Théâtre, 14 octobre
De Scott Joplin (1868-1917), l’on connaît les célèbres partitions de ragtime (Maple Leaf Rag, The Entertainer…), sans forcément identifier un compositeur féru de musique classique. À côté d’œuvres symphoniques, Treemonisha, l’unique ouvrage lyrique qui nous soit parvenu (achevé en 1910, et publié l’année suivante, en édition chant-piano), est, sans doute, le premier opéra afro-américain.
En 1915, la création, lors d’un concert au Lincoln Theater, à Harlem, avec accompagnement de piano, fut un échec. Après des années d’oubli, Treemonisha fut redonnée à Atlanta, en 1972, sans pour autant s’imposer au répertoire – le Théâtre du Châtelet l’a néanmoins montée, en mars-avril 2010 (voir O. M. n° 51 p. 62 de mai), avec Adina Aaron dans le rôle-titre, entourée par ses « parents » Grace Bumbry et Willard White.
Au regard des normes de l’époque, Treemonisha est un opéra étonnamment progressiste : il y est question d’émancipation par l’éducation, comme d’égalité entre hommes et femmes. Dans le sud des États-Unis, une enfant trouvée, Treemonisha, devenue adulte, incite les habitants de son village à s’instruire et lutte contre des sorciers qui s’efforcent de les maintenir dans l’ignorance.
Transposée dans les townships d’Afrique du Sud, pour cette nouvelle production du collectif Isango Ensemble, l’œuvre y trouve une résonance supplémentaire. Les « sorciers » sont ici des gangsters, qui dealent une huile magique et terrorisent la population. Empreinte de pacifisme, Treemonisha finira néanmoins par les réintégrer à la communauté…

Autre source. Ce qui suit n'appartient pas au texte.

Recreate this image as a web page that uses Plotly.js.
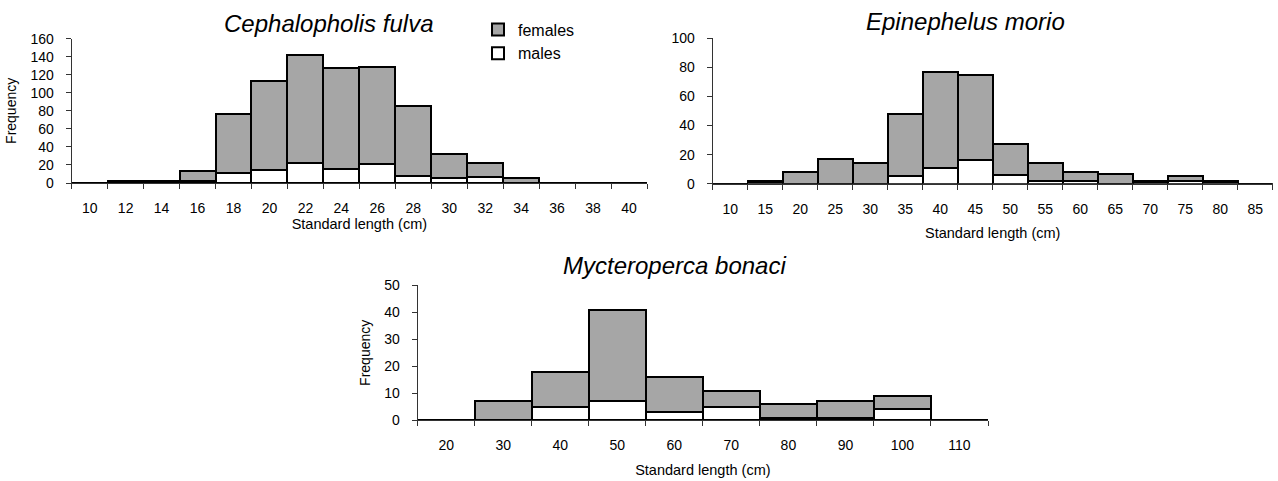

À la musique d’origine, l’Isango Ensemble mêle les sonorités d’instruments sud-africains, comme le marimba, mais aussi des chants traditionnels de célébration et de lamentation, sans oublier des accessoires du quotidien : tambours issus de poubelles, bouteilles en plastique, petites tasses en fer blanc… Aux airs en anglais succèdent des sections en xhosa, tswana et zoulou. Le spectacle embrasse ainsi l’univers des plantations américaines du début du XXe siècle et l’Afrique du Sud, urbaine et rurale.
Sous la direction musicale de Mandisi Dyantyis, le spectacle de Mark Dornford-May ne cache rien de cette intention : de chaque côté d’un plateau incliné, musiciens et bruiteurs tissent cet univers sonore, chanteurs, comédiens et danseurs y passant également pour rejoindre ou quitter la scène. On y trouve peu de décors, mais des costumes aux couleurs vives et l’inventivité chorégraphique meublent rapidement l’espace.
Ici se déchaîne une rixe nocturne, d’une violence crue, là se déploie une femme-arbre, aux branches racinaires, typiques du bayou ; plus tard survient la Mort, simple squelette, qui hésite à s’emparer de sa proie, puis y renonce. Les scènes se succèdent, nerveuses, animées, empreintes de noirceur, sans rien laisser paraître du dénouement, plutôt heureux.
Dans le rôle-titre, la soprano Nombongo Fatyi conjugue la douceur des convictions et l’aisance d’un chant fluide, au lyrisme certain. Monisha, sa mère, est incarnée par la mezzo Paulina Malefane, sensible et nuancée. Le baryton-basse Ayanda Tikolo est un Ned (père de Treemonisha) convaincant, ce qui lui autorise un « Hate is never right » ému au final. On notera aussi les graves sombres de Luvo Tamba, Zodzetrick brutal (il crache avec mépris au visage de l’héroïne !) et manipulateur.
Mais ces louanges s’adressent d’abord au collectif lui-même, qui porte le spectacle avec une énergie et une conviction rares, que le public de Caen, avant celui de Créteil et de Luxembourg, salue avec enthousiasme.